I am assuming it would be slow compared to chardet, which I am not particularly familiar with. Also less accurate. They way it is designed, any roman character based language that uses accents, umlauts, etc. will not work, at least not well. It will be hard to know when it fails. However, most text in English, including most programming code, would largely be written with string.printable on which this code depends.

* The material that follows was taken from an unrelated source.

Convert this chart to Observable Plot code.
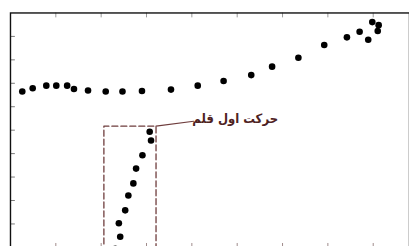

External libraries may be an option in the future, but for now I want to avoid them because:

  1. This script will be run on multiple company computers on and off the network with various versions of python, so the fewer complications the better. When I say 'company' I mean small non-profit of social scientists.
  2. I am in charge of collecting the logs from GPS data processing, but I am not the systems administrator - she is not a python programmer and the less time I take of hers the better.
  3. The installation of Python that is generally available at my company is installed with a GIS software package, and is generally better when left alone.
  4. My requirements aren't too strict, I just want to identify the files I am interested in and use other methods to copy them to an archive. I am not reading the full contents to memory to manipulate, appending or to rewriting the contents.
  5. It seems like a high-level programming language should have some way of accomplishing this on its own. While "seems like" is a shaky foundation for any endeavor, I wanted to try and see if I could get it to work.

Probably the simplest way to find out how well your code works is to take the test suites for the other existing libraries, and use those as a base to create your own comprehensive test suite. They you will know if your code works for all of those cases, and you can also test for all of the cases you care about.